Di era digital, *waswasah minal jinnati wan naas* mengambil bentuk baru. Syaitan dari kalangan manusia menggunakan platform komunikasi untuk menyebarkan kebencian, fitnah, dan perpecahan. Kebisingan informasi yang tak berujung dapat menyebabkan kegelapan hati (*Ghaasiqin idzaa waqab*) di siang hari bolong. Kita dibanjiri oleh ideologi yang meragukan Tauhid (melawan Al Ikhlas) dan hasad yang terekspos secara publik melalui perbandingan sosial yang tak sehat (melawan Al Falaq).
Maka, aplikasi modern dari An Nas adalah disiplin diri dalam mengonsumsi informasi.
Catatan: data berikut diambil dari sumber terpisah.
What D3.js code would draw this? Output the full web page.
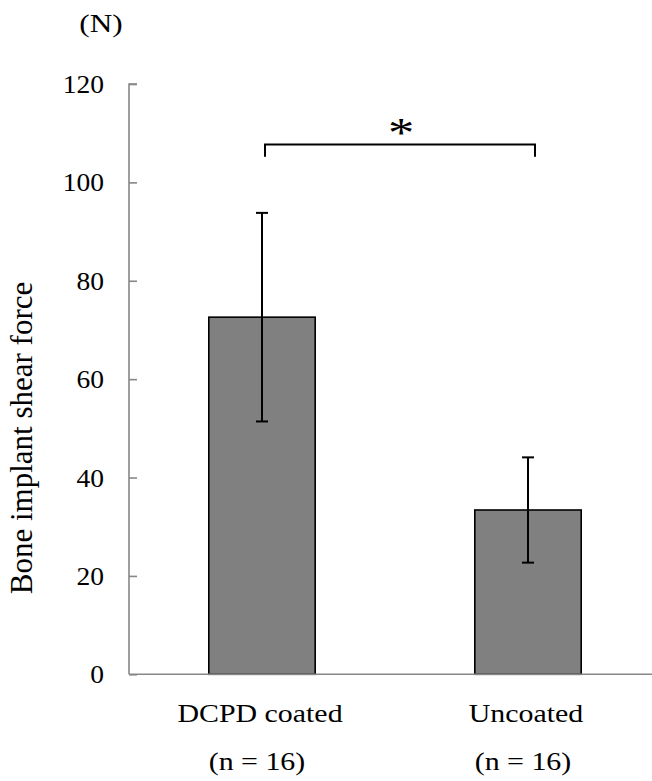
<!DOCTYPE html>
<html>
<head>
<meta charset="utf-8">
<script src="https://cdn.jsdelivr.net/npm/d3@7"></script>
<style>
  html, body { margin: 0; padding: 0; background: #fff; }
  svg { display: block; }
</style>
</head>
<body>
<svg id="chart" width="652" height="781"></svg>
<script>
// data
const groups = ["DCPD coated", "Uncoated"];
const groupN = ["(n = 16)", "(n = 16)"];
const means = [72.6, 33.4];
const sds = [21.2, 10.7];
const yTicks = [0, 20, 40, 60, 80, 100, 120];
const sigPair = ["DCPD coated", "Uncoated"];
const sigLevel = [107.7, 105.2]; // bracket top, bracket leg end
const sigMark = "*";

const W = 652, H = 781;
const svg = d3.select("#chart");
const serif = "'Liberation Serif', 'Times New Roman', serif";
const axisGray = "#878787";
const sx = 1.15; // the original figure is a bit wider than tall

const y = d3.scaleLinear().domain([0, 120]).range([674.3, 84]);
const x = d3.scaleBand().domain(groups).range([129, 661])
  .paddingInner(0.6).paddingOuter(0.3);
const cx = g => x(g) + x.bandwidth() / 2;

// bars
svg.append("g").selectAll("rect").data(groups).join("rect")
  .attr("x", d => x(d))
  .attr("y", (d, i) => y(means[i]))
  .attr("width", x.bandwidth())
  .attr("height", (d, i) => y(0) - y(means[i]))
  .attr("fill", "#808080")
  .attr("stroke", "#000").attr("stroke-width", 1.6);

// axes
const yAxis = svg.append("g").attr("transform", `translate(${x.range()[0]},0)`)
  .call(d3.axisRight(y).tickValues(yTicks).tickSize(8).tickFormat(""));
yAxis.select(".domain").attr("stroke", axisGray).attr("stroke-width", 1.6)
  .attr("d", `M8,${y(120)}H0V${y(0)}`);
yAxis.selectAll(".tick line").attr("stroke", axisGray).attr("stroke-width", 1.6);

svg.append("g").selectAll("text").data(yTicks).join("text")
  .attr("transform", d => `translate(104,${y(d) + 9}) scale(1.1,1)`)
  .attr("text-anchor", "end")
  .attr("font-family", serif).attr("font-size", 25)
  .text(d => d);

svg.append("line")
  .attr("x1", x.range()[0]).attr("x2", x.range()[1])
  .attr("y1", y(0)).attr("y2", y(0))
  .attr("stroke", axisGray).attr("stroke-width", 1.6);

// error bars (symmetric SD)
const eb = svg.append("g").attr("stroke", "#000").attr("stroke-width", 2);
groups.forEach((g, i) => {
  const hi = y(means[i] + sds[i]), lo = y(means[i] - sds[i]);
  eb.append("line").attr("x1", cx(g)).attr("x2", cx(g)).attr("y1", hi).attr("y2", lo);
  eb.append("line").attr("x1", cx(g) - 6).attr("x2", cx(g) + 6).attr("y1", hi).attr("y2", hi);
  eb.append("line").attr("x1", cx(g) - 6).attr("x2", cx(g) + 6).attr("y1", lo).attr("y2", lo);
});

// significance bracket
const bx1 = cx(sigPair[0]) + 3, bx2 = cx(sigPair[1]) + 7;
svg.append("path")
  .attr("d", `M${bx1},${y(sigLevel[1])}V${y(sigLevel[0])}H${bx2}V${y(sigLevel[1])}`)
  .attr("fill", "none").attr("stroke", "#000").attr("stroke-width", 2);
svg.append("text")
  .attr("transform", `translate(${(bx1 + bx2) / 2 + 1},${y(sigLevel[0]) + 2}) scale(1.25,1)`)
  .attr("text-anchor", "middle")
  .attr("font-family", serif).attr("font-size", 42)
  .text(sigMark);

// category labels
svg.append("g").selectAll("text").data(groups).join("text")
  .attr("transform", d => `translate(${cx(d) - 2},722) scale(${sx},1)`)
  .attr("text-anchor", "middle")
  .attr("font-family", serif).attr("font-size", 26)
  .text(d => d);
svg.append("g").selectAll("text").data(groupN).join("text")
  .attr("transform", (d, i) => `translate(${cx(groups[i]) - 5},770) scale(${sx},1)`)
  .attr("text-anchor", "middle")
  .attr("font-family", serif).attr("font-size", 26)
  .text(d => d);

// unit and axis title
svg.append("text")
  .attr("transform", "translate(101,32) scale(1.25,1)")
  .attr("text-anchor", "middle")
  .attr("font-family", serif).attr("font-size", 25)
  .text("(N)");
svg.append("text")
  .attr("transform", `translate(32,438) rotate(-90)`)
  .attr("text-anchor", "middle")
  .attr("font-family", serif).attr("font-size", 31)
  .text("Bone implant shear force");
</script>
</body>
</html>
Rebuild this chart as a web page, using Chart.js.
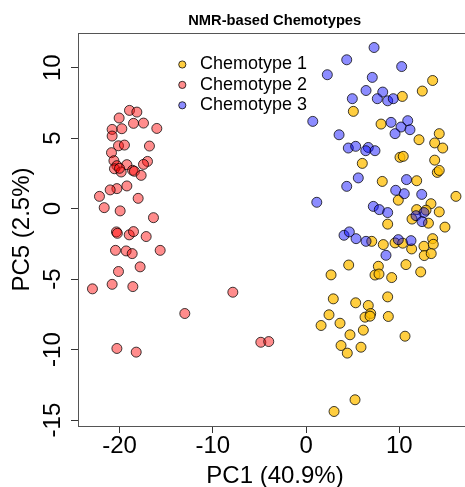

Ketika kita memohon perlindungan dari *waswasil khannas*, kita secara implisit memohon agar Allah membantu kita menyaring dan menolak narasi yang merusak iman, meragukan kebenaran, dan memicu amarah atau kesombongan. Membaca surah ini sebelum berselancar di dunia maya, misalnya, menjadi penguatan spiritual yang sangat diperlukan.
Ketika seseorang telah menginternalisasi konsep *Allahush Shamad* (Allah adalah tempat bergantung segala sesuatu), perilakunya dalam interaksi sosial (*muamalah*) akan berubah. Sifat kesombongan (yang merupakan kebalikan dari *Ash-Shamad*, karena sombong berarti merasa tidak butuh) akan terkikis. Orang yang berpegang pada Al Ikhlas akan lebih mudah bersyukur atas nikmat sekecil apa pun, karena ia tahu bahwa segala sesuatu datang dari Yang Maha Esa, dan ia tidak akan pernah merasa setara atau lebih unggul dari orang lain, mengingat *Lam Yakun Lahu Kufuwan Ahad* berlaku universal terhadap makhluk.
Pemahaman Tauhid yang benar menghasilkan rendah hati, ketenangan batin, dan kepasrahan, yang merupakan benteng terkuat melawan segala bentuk kejahatan, baik yang dibisikkan oleh syaitan maupun yang dilemparkan oleh pendengki. Keimanan yang murni adalah inti dari segala perlindungan.